Entre 2007 et 2009, les ouvriers restants de Forest produiront encore quelques modèles des gammes VW et Audi (VW Golf et Polo et Audi A3). Une fois la page de la production des derniers modèles VW tournée, le site de Forest devient le seul site du groupe Audi à produire l’Audi A1, le modèle d’entrée de gamme du constructeur allemand, modèle qui sera fabriqué à Forest jusqu’en 2018 à près d’un million d’unités.
Le 14 octobre 2014, la direction de l’usine et les autorités célèbrent en grande pompe la fabrication de la 500.000ème Audi A1 sur le site d’Audi Brussels.
Ensuite, Audi décide de revoir l’organisation de l’usine de Forest pour l’adapter à la production de véhicules électriques avec l’arrivée de la nouvelle Audi e-tron, un SUV. Lors de ces trois dernières années, c’est le gros SUV de la gamme électrique d’Audi qu’Audi Brussels assemble.

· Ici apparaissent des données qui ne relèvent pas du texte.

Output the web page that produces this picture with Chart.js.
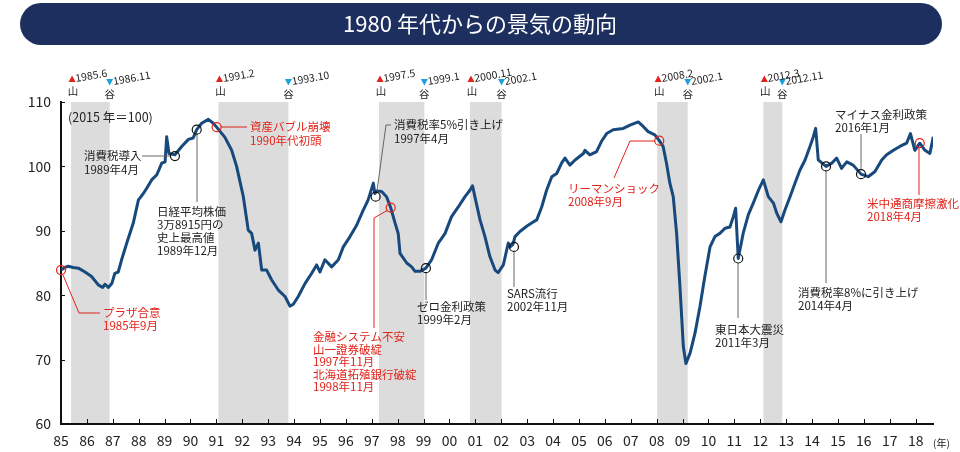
<!DOCTYPE html>
<html>
<head>
<meta charset="utf-8">
<script src="https://cdn.jsdelivr.net/npm/chart.js@4"></script>
<style>
  html, body { margin: 0; padding: 0; background: #fff; }
  #wrap { width: 960px; height: 452px; position: relative; }
</style>
</head>
<body>
<div id="wrap"><canvas id="grafica_keiki"></canvas></div>
<script>
// 景気動向指数 (2015年=100), 読み取り値
const fechas = [
  1985.0, 1985.15, 1985.28, 1985.47, 1985.67, 1985.93, 1986.18, 1986.44, 1986.61, 1986.7,
  1986.83, 1986.96, 1987.08, 1987.21, 1987.34, 1987.54, 1987.79, 1987.99, 1988.09, 1988.18,
  1988.31, 1988.5, 1988.7, 1988.89, 1989.02, 1989.08, 1989.17, 1989.4, 1989.66, 1989.92,
  1990.1, 1990.24, 1990.43, 1990.69, 1990.88, 1991.01, 1991.33, 1991.59, 1991.78, 1992.04,
  1992.23, 1992.36, 1992.49, 1992.62, 1992.75, 1992.94, 1993.13, 1993.39, 1993.65, 1993.84,
  1993.97, 1994.16, 1994.42, 1994.68, 1994.87, 1995.0, 1995.19, 1995.45, 1995.71, 1995.9,
  1996.16, 1996.42, 1996.67, 1996.86, 1997.06, 1997.12, 1997.2, 1997.38, 1997.57, 1997.73,
  1997.9, 1998.02, 1998.09, 1998.35, 1998.54, 1998.67, 1998.86, 1999.09, 1999.31, 1999.57,
  1999.83, 2000.08, 2000.34, 2000.6, 2000.79, 2000.89, 2000.98, 2001.18, 2001.37, 2001.56,
  2001.76, 2001.88, 2002.08, 2002.27, 2002.34, 2002.45, 2002.53, 2002.72, 2002.98, 2003.17,
  2003.37, 2003.56, 2003.75, 2003.95, 2004.14, 2004.33, 2004.46, 2004.65, 2004.85, 2005.17,
  2005.23, 2005.42, 2005.68, 2005.87, 2006.07, 2006.32, 2006.71, 2006.97, 2007.29, 2007.48,
  2007.67, 2007.93, 2008.1, 2008.25, 2008.38, 2008.51, 2008.64, 2008.77, 2008.9, 2009.03,
  2009.13, 2009.29, 2009.48, 2009.67, 2009.86, 2010.06, 2010.25, 2010.44, 2010.64, 2010.83,
  2010.96, 2011.05, 2011.15, 2011.34, 2011.54, 2011.73, 2011.93, 2012.12, 2012.31, 2012.51,
  2012.64, 2012.8, 2012.95, 2013.15, 2013.34, 2013.53, 2013.73, 2013.92, 2014.05, 2014.14,
  2014.24, 2014.54, 2014.76, 2014.95, 2015.14, 2015.34, 2015.59, 2015.89, 2016.17, 2016.43,
  2016.69, 2016.88, 2017.14, 2017.39, 2017.65, 2017.8, 2017.97, 2018.16, 2018.36, 2018.55,
  2018.68
];
const indice = [
  83.9, 84.3, 84.5, 84.3, 84.2, 83.6, 82.9, 81.6, 81.2, 81.7,
  81.2, 81.8, 83.4, 83.6, 85.5, 88.1, 91.2, 94.8, 95.3, 95.8,
  96.6, 97.9, 98.7, 100.5, 100.7, 104.6, 102.0, 101.8, 103.1, 104.2,
  104.4, 105.7, 106.7, 107.3, 106.7, 106.1, 104.5, 102.5, 100.0, 95.3,
  90.1, 89.6, 87.0, 88.1, 83.9, 83.9, 82.4, 80.8, 79.8, 78.3,
  78.6, 79.8, 81.8, 83.4, 84.7, 83.6, 85.5, 84.4, 85.5, 87.5,
  89.1, 90.9, 93.2, 94.8, 97.4, 95.8, 96.2, 96.1, 95.3, 93.6,
  91.2, 89.6, 86.5, 85.0, 84.4, 83.7, 83.7, 84.2, 85.5, 88.1,
  89.6, 92.2, 93.7, 95.3, 96.3, 97.0, 95.3, 91.7, 89.1, 86.0,
  83.9, 83.5, 84.7, 88.1, 87.5, 87.9, 89.1, 89.9, 90.7, 91.2,
  91.7, 93.7, 96.3, 98.4, 98.9, 100.5, 101.3, 100.2, 101.0, 102.0,
  102.5, 101.8, 102.3, 103.9, 105.1, 105.7, 105.9, 106.4, 106.9, 106.2,
  105.4, 104.9, 104.0, 103.1, 100.5, 97.4, 95.3, 89.6, 81.3, 72.0,
  69.4, 71.0, 74.1, 78.2, 82.9, 87.5, 89.1, 89.6, 90.4, 90.6,
  92.2, 93.5, 85.7, 89.6, 92.5, 94.3, 96.3, 97.9, 95.3, 94.3,
  92.7, 91.4, 93.2, 95.3, 97.4, 99.4, 101.0, 103.1, 104.6, 105.9,
  101.0, 100.0, 100.5, 101.3, 99.7, 100.7, 100.2, 98.8, 98.4, 99.2,
  101.0, 101.8, 102.5, 103.1, 103.6, 105.1, 102.5, 103.6, 102.5, 102.0,
  104.6
];

// 景気後退期 (山 → 谷)
const inicioRecesion = [1985.39, 1991.08, 1997.28, 2000.79, 2008.02, 2012.12];
const finRecesion    = [1986.88, 1993.78, 1999.03, 2002.01, 2009.2, 2012.85];
const etiquetaPico   = ['1985.6', '1991.2', '1997.5', '2000.11', '2008.2', '2012.3'];
const etiquetaValle  = ['1986.11', '1993.10', '1999.1', '2002.1', '2002.1', '2012.11'];

const xTicks = [];
for (let a = 1985; a <= 2018; a++) xTicks.push(a);
const yTicks = [60, 70, 80, 90, 100, 110];

// 出来事
const eventoFecha = [1985.0, 1989.4, 1990.24, 1991.01, 1997.15, 1997.73, 1999.09, 2002.49, 2008.1, 2011.15, 2014.54, 2015.89, 2018.16];
const eventoValor = [83.9, 101.6, 105.7, 106.1, 95.3, 93.6, 84.2, 87.5, 104.0, 85.7, 100.0, 98.8, 103.6];
const eventoTexto = [
  ['プラザ合意', '1985年9月'],
  ['消費税導入', '1989年4月'],
  ['日経平均株価', '3万8915円の', '史上最高値', '1989年12月'],
  ['資産バブル崩壊', '1990年代初頭'],
  ['消費税率5%引き上げ', '1997年4月'],
  ['金融システム不安', '山一證券破綻', '1997年11月', '北海道拓殖銀行破綻', '1998年11月'],
  ['ゼロ金利政策', '1999年2月'],
  ['SARS流行', '2002年11月'],
  ['リーマンショック', '2008年9月'],
  ['東日本大震災', '2011年3月'],
  ['消費税率8%に引き上げ', '2014年4月'],
  ['マイナス金利政策', '2016年1月'],
  ['米中通商摩擦激化', '2018年4月']
];
const eventoRojo = [true, false, false, true, false, true, false, false, true, false, false, false, true];

// 注記の配置 (px): 引出線, 文字位置, 行間
const layoutNotas = [
  { path: [[63, 275], [79, 313], [100, 313]], tx: 103, ty: 313, lh: 13 },
  { path: [[171, 156], [142, 156]], tx: 84, ty: 156, lh: 14 },
  { path: [[197, 134], [197, 202]], tx: 157, ty: 212, lh: 13 },
  { path: [[221, 127], [247, 127]], tx: 250, ty: 127, lh: 14 },
  { path: [[377, 191], [386, 125], [391, 125]], tx: 394, ty: 125, lh: 13.5 },
  { path: [[388, 210], [374, 218], [374, 328]], tx: 313, ty: 337, lh: 12.5 },
  { path: [[426, 272], [426, 300]], tx: 417, ty: 307, lh: 13 },
  { path: [[514, 251], [514, 287]], tx: 507, ty: 294, lh: 13 },
  { path: [[655, 141], [630, 141], [614, 178]], tx: 568, ty: 189, lh: 13 },
  { path: [[738, 263], [738, 318]], tx: 715, ty: 330, lh: 12.5 },
  { path: [[826, 171], [826, 283]], tx: 798, ty: 293, lh: 13 },
  { path: [[861, 170], [861, 134]], tx: 835, ty: 115, lh: 13 },
  { path: [[919, 148], [919, 195]], tx: 867, ty: 204, lh: 13 }
];

const JP = "'Noto Sans CJK JP', 'Noto Sans', sans-serif";
const ROJO = '#e2231a';
const AZUL_LINEA = '#17497c';
const GRIS_BANDA = '#dcdcdc';

const pluginFondo = {
  id: 'fondo',
  beforeDraw(chart) {
    const ctx = chart.ctx;
    const area = chart.chartArea;
    const x = chart.scales.x;
    ctx.save();
    ctx.fillStyle = '#fff';
    ctx.fillRect(0, 0, chart.width, chart.height);

    // cabecera
    ctx.fillStyle = '#1d2f5f';
    ctx.beginPath();
    ctx.roundRect(20, 3, 922, 42, 21);
    ctx.fill();
    ctx.fillStyle = '#fff';
    ctx.font = '22px ' + JP;
    ctx.textAlign = 'center';
    ctx.textBaseline = 'middle';
    ctx.fillText('1980 年代からの景気の動向', 480, 24);

    // bandas de recesión
    ctx.fillStyle = GRIS_BANDA;
    for (let i = 0; i < inicioRecesion.length; i++) {
      const x0 = x.getPixelForValue(inicioRecesion[i]);
      const x1 = x.getPixelForValue(finRecesion[i]);
      ctx.fillRect(x0, area.top, x1 - x0, area.bottom - area.top - 1);
    }
    ctx.restore();
  }
};

function triangulo(ctx, cx, cy, arriba, color) {
  ctx.fillStyle = color;
  ctx.beginPath();
  if (arriba) {
    ctx.moveTo(cx, cy - 3.5);
    ctx.lineTo(cx + 3.5, cy + 3);
    ctx.lineTo(cx - 3.5, cy + 3);
  } else {
    ctx.moveTo(cx - 3.5, cy - 3);
    ctx.lineTo(cx + 3.5, cy - 3);
    ctx.lineTo(cx, cy + 3.5);
  }
  ctx.closePath();
  ctx.fill();
}

const pluginNotas = {
  id: 'notas',
  afterDatasetsDraw(chart) {
    const ctx = chart.ctx;
    const x = chart.scales.x;
    const y = chart.scales.y;
    const area = chart.chartArea;
    ctx.save();

    // ticks interiores
    ctx.strokeStyle = '#111';
    ctx.lineWidth = 1;
    xTicks.forEach(a => {
      const px = Math.round(x.getPixelForValue(a)) + 0.5;
      ctx.beginPath();
      ctx.moveTo(px, area.bottom);
      ctx.lineTo(px, area.bottom - 5);
      ctx.stroke();
    });
    yTicks.forEach(v => {
      const py = Math.round(y.getPixelForValue(v)) + 0.5;
      ctx.beginPath();
      ctx.moveTo(area.left, py);
      ctx.lineTo(area.left + 4, py);
      ctx.stroke();
    });

    // etiquetas 山 / 谷
    ctx.textBaseline = 'alphabetic';
    for (let i = 0; i < inicioRecesion.length; i++) {
      const xp = x.getPixelForValue(inicioRecesion[i]) + 1;
      const xv = x.getPixelForValue(finRecesion[i]);
      triangulo(ctx, xp, 79, true, ROJO);
      triangulo(ctx, xv, 82, false, '#1ba1dc');
      ctx.fillStyle = '#222';
      ctx.font = '10.5px ' + JP;
      ctx.textAlign = 'left';
      ctx.save();
      ctx.translate(xp + 4, 82);
      ctx.rotate(-0.17);
      ctx.fillText(etiquetaPico[i], 0, 0);
      ctx.restore();
      ctx.save();
      ctx.translate(xv + 4, 85);
      ctx.rotate(-0.17);
      ctx.fillText(etiquetaValle[i], 0, 0);
      ctx.restore();
      ctx.font = '10.5px ' + JP;
      ctx.textAlign = 'center';
      ctx.fillText('山', xp + 1, 95);
      ctx.fillText('谷', xv, 98);
    }

    // (2015 年＝100)
    ctx.fillStyle = '#222';
    ctx.font = '12.5px ' + JP;
    ctx.textAlign = 'left';
    ctx.textBaseline = 'middle';
    ctx.fillText('(2015 年＝100)', 68, 117);

    // (年)
    ctx.font = '10px ' + JP;
    ctx.fillText('(年)', 933, 443);

    // notas de eventos
    for (let i = 0; i < eventoFecha.length; i++) {
      const lay = layoutNotas[i];
      const color = eventoRojo[i] ? ROJO : '#666';
      const cx = x.getPixelForValue(eventoFecha[i]);
      const cy = y.getPixelForValue(eventoValor[i]);
      ctx.strokeStyle = color;
      ctx.lineWidth = 1;
      ctx.beginPath();
      ctx.moveTo(lay.path[0][0], lay.path[0][1]);
      for (let k = 1; k < lay.path.length; k++) ctx.lineTo(lay.path[k][0], lay.path[k][1]);
      ctx.stroke();

      ctx.strokeStyle = eventoRojo[i] ? ROJO : '#111';
      ctx.lineWidth = 1.2;
      ctx.beginPath();
      ctx.arc(cx, cy, 4.5, 0, Math.PI * 2);
      ctx.stroke();

      ctx.fillStyle = eventoRojo[i] ? ROJO : '#222';
      ctx.font = '11.5px ' + JP;
      ctx.textAlign = 'left';
      ctx.textBaseline = 'middle';
      eventoTexto[i].forEach((t, k) => ctx.fillText(t, lay.tx, lay.ty + k * lay.lh));
    }
    ctx.restore();
  }
};

const ctxKeiki = document.getElementById('grafica_keiki').getContext('2d');
const chartKeiki = new Chart(ctxKeiki, {
  type: 'line',
  data: {
    datasets: [{
      data: fechas.map((f, i) => ({ x: f, y: indice[i] })),
      borderColor: AZUL_LINEA,
      borderWidth: 3,
      pointRadius: 0,
      tension: 0,
      borderJoinStyle: 'round',
      fill: false
    }]
  },
  options: {
    responsive: true,
    maintainAspectRatio: false,
    animation: false,
    layout: { padding: { top: 102, right: 27, bottom: 0, left: 0 } },
    scales: {
      x: {
        type: 'linear',
        min: 1985,
        max: 2018.67,
        afterFit: (s) => { s.height = 28; },
        afterBuildTicks: (s) => { s.ticks = xTicks.map(v => ({ value: v })); },
        grid: { display: false, drawTicks: false },
        border: { display: true, color: '#111', width: 2 },
        ticks: {
          autoSkip: false,
          maxRotation: 0,
          padding: 8,
          color: '#222',
          font: { family: JP, size: 14 },
          callback: (v) => String(v).slice(2)
        }
      },
      y: {
        min: 60,
        max: 110,
        afterFit: (s) => { s.width = 61; },
        afterBuildTicks: (s) => { s.ticks = yTicks.map(v => ({ value: v })); },
        grid: { display: false, drawTicks: false },
        border: { display: true, color: '#111', width: 2 },
        ticks: {
          padding: 10,
          color: '#222',
          font: { family: JP, size: 14 }
        }
      }
    },
    plugins: {
      legend: { display: false },
      tooltip: { enabled: false }
    }
  },
  plugins: [pluginFondo, pluginNotas]
});
</script>
</body>
</html>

Le 14 décembre 2022, Audi Brussels, encore enthousiaste, lance la production de l’Audi Q8 e-tron à Forest.
Malheureusement, les chiffres de ventes des modèles électriques Audi ne suffisent pas et en février 2024, la direction du groupe annonce que le modèle Q8 produit à Forest le sera finalement en Chine et au Mexique. Quelques mois plus tôt, à l’automne 2023, les travailleurs de Forest apprennent qu’ils ne produiront finalement pas le modèle Audi Q4 contrairement à ce que la direction avait planifié. A partir de ce moment-là, les perspectives ne sont pas bonnes pour l’avenir du site bruxellois. En juillet 2024, la direction annonce un projet de restructuration et de licenciement collectif. Dans un premier temps, on évoque une réduction du volume d'emploi et de l'activité avec une perspective de fermeture en 2025 faute d'alternative.   Le 29 octobre dernier, la décision de fermeture de l'usine est confirmée lors d'un nouveau conseil d'entreprise. La date de fermeture est fixée : le 28 février 2025.  Une procédure Renault et lancée pour les quelque 3000 travailleurs occupés par Audi Brussels. Sur le site, la fermeture de l’usine laisse aussi sur le carreau plus d’un millier de sous-traitants.